If a subclass of dict defines a method __missing__(), if the key key is not present, the d[key] operation calls that method with the key key as argument. The d[key] operation then returns or raises whatever is returned or raised by the __missing__(key) call if the key is not present. No other operations or methods invoke __missing__(). If __missing__() is not defined, KeyError is raised. __missing__() must be a method; it cannot be an instance variable. For an example, see collections.defaultdict.
This is, at least, incomplete, since __missing__ must not only return the default value, but also assign it internally. This is made clear in the documentation for collections.defaultdict:
If default_factory is not None, it is called without arguments to provide a default value for the given key, this value is inserted in the dictionary for the key, and returned.
Surprisingly, the __missing__ method is not mentioned in the special method names section of the python documentation.

Thursday, February 4, 2010

collections.defaultdict

collections.defaultdict is nice, especially when counting things. But, defaultdict only lets you use zero-argument constructors. Pffft! Fortunately, it's easy to write a defaultdict which passes arguments to the constructor:

class defaultdict2(dict):
    def __init__(self, factory, factArgs=(), dictArgs=()):
        dict.__init__(self, *dictArgs)
        self.factory = factory
        self.factArgs = factArgs
    def __missing__(self, key):
        self[key] = self.factory(*self.factArgs)
        return self[key]

Update 2/8/10: added "return" line to __missing__ per discussion in this post on __missing__.

Wednesday, February 3, 2010

Kid Template Recompilation

I'm involved in a project which uses the TurboGears framework for serving web pages. The templating language we use is Kid. Recently, we ran into a problem where web pages did not correspond to the installed templates. After a bit of detective work, we suspected that TurboGears/Kid was not using the templates, but rather stale, compiled versions of old templates (.pyc files). Some Kid mailing list discussion confirmed our suspicions. The problem is that Kid only recompiles if the mtime of the source (.kid) file is after the mtime of the corresponding compiled (.pyc) file. In contrast, Python recompiles unless the mtime stored in the .pyc file exactly matches the mtime of the source (.py) file.

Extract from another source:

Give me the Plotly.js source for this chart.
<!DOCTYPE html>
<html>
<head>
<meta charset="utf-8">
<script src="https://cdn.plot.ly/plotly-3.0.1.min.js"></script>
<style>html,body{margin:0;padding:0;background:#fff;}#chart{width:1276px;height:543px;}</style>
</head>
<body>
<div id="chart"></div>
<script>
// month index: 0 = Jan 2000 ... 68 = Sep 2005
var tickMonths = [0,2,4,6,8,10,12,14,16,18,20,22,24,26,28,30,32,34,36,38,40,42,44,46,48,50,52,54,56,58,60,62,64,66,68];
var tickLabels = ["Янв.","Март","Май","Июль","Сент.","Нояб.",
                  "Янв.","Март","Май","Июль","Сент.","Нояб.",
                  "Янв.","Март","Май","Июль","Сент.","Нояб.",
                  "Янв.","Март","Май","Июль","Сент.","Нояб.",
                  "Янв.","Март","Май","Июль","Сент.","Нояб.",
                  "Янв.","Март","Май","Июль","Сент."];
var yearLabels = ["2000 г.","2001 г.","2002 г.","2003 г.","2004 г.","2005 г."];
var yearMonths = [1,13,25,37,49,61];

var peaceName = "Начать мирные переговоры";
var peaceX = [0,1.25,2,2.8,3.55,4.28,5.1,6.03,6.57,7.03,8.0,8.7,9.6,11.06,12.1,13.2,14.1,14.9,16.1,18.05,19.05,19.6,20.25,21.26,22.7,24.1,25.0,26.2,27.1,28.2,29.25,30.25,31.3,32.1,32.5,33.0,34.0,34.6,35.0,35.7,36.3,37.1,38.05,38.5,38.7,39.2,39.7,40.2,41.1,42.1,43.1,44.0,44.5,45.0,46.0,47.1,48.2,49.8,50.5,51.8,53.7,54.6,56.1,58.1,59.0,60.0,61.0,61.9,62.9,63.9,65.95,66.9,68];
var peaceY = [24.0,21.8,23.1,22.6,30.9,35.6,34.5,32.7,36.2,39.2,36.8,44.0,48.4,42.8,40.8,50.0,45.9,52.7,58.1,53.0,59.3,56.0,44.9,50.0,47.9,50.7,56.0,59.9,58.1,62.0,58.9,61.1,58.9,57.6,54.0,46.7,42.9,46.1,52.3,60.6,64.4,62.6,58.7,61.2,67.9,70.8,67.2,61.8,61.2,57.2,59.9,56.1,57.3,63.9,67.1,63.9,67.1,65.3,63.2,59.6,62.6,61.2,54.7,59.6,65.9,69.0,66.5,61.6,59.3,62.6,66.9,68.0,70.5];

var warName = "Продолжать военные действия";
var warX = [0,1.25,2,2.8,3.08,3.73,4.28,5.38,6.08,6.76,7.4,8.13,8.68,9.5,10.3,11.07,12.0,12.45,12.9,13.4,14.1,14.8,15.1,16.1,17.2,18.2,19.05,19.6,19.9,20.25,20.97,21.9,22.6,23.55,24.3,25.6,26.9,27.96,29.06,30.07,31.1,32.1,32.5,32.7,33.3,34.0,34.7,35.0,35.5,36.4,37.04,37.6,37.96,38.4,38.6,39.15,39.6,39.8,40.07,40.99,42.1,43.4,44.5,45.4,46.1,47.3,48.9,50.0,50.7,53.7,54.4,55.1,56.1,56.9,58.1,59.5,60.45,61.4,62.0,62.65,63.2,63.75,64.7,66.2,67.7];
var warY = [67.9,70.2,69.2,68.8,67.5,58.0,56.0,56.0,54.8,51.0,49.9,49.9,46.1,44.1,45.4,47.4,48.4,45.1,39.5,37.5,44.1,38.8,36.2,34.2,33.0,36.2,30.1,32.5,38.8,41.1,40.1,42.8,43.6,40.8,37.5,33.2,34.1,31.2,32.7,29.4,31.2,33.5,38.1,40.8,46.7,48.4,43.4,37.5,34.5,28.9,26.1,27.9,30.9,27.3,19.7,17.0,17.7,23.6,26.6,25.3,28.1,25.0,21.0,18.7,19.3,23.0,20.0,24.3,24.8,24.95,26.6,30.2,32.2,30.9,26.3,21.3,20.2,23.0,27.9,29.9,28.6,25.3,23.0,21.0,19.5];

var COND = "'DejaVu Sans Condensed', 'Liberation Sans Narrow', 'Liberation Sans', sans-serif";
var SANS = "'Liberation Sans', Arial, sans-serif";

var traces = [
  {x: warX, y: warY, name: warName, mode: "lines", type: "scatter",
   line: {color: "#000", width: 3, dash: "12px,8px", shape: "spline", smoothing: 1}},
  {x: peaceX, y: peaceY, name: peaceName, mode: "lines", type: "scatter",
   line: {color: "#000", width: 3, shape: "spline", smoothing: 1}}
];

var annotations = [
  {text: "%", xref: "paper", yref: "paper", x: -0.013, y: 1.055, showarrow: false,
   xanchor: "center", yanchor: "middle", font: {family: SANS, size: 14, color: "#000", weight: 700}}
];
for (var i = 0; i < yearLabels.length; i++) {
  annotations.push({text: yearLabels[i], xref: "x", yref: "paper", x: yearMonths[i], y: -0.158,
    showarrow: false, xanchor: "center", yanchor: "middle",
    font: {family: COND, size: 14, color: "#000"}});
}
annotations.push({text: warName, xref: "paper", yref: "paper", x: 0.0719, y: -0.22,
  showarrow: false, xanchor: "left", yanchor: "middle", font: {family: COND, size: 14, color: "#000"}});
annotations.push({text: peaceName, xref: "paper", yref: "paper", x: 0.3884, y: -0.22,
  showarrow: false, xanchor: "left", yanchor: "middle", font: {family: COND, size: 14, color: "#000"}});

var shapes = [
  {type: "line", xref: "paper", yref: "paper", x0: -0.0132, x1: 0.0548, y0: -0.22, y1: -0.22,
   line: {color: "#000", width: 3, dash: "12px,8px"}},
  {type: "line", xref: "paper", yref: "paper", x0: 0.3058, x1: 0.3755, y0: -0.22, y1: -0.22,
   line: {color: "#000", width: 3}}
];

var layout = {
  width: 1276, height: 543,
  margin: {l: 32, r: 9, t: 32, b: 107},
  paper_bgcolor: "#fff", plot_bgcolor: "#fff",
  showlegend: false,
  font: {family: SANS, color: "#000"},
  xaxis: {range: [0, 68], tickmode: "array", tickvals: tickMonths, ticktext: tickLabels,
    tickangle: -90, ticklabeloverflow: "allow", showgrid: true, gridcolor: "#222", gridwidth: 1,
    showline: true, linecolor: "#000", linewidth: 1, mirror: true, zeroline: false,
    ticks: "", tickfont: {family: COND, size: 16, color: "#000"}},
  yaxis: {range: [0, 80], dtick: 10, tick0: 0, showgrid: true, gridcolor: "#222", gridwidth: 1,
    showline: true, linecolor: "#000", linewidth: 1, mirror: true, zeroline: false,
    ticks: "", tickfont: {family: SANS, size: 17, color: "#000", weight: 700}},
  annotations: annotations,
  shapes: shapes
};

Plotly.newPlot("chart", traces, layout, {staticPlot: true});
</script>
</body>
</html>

My understanding is that, ideally, Python would use a one-way hash of the source and only use the compiled file if there is an exact match. The exact mtime comparison is practically nearly as good and much, much faster. But, the mtime inequality comparison is a poor approximation of the ideal and only works when you can guarantee that (1) the system clock is perfect and never changes timezone (e.g. no switch between EDT and EST), and (2) mtimes are always updated to "now" whenever contents or locations are changed (i.e. even "mv" must affect mtime and rsync -a is right out). I don't know of any OS which provides these guarantees. The good news is that there is no disagreement on the existence of the problem; so, this is likely to be fixed in a future version of Kid.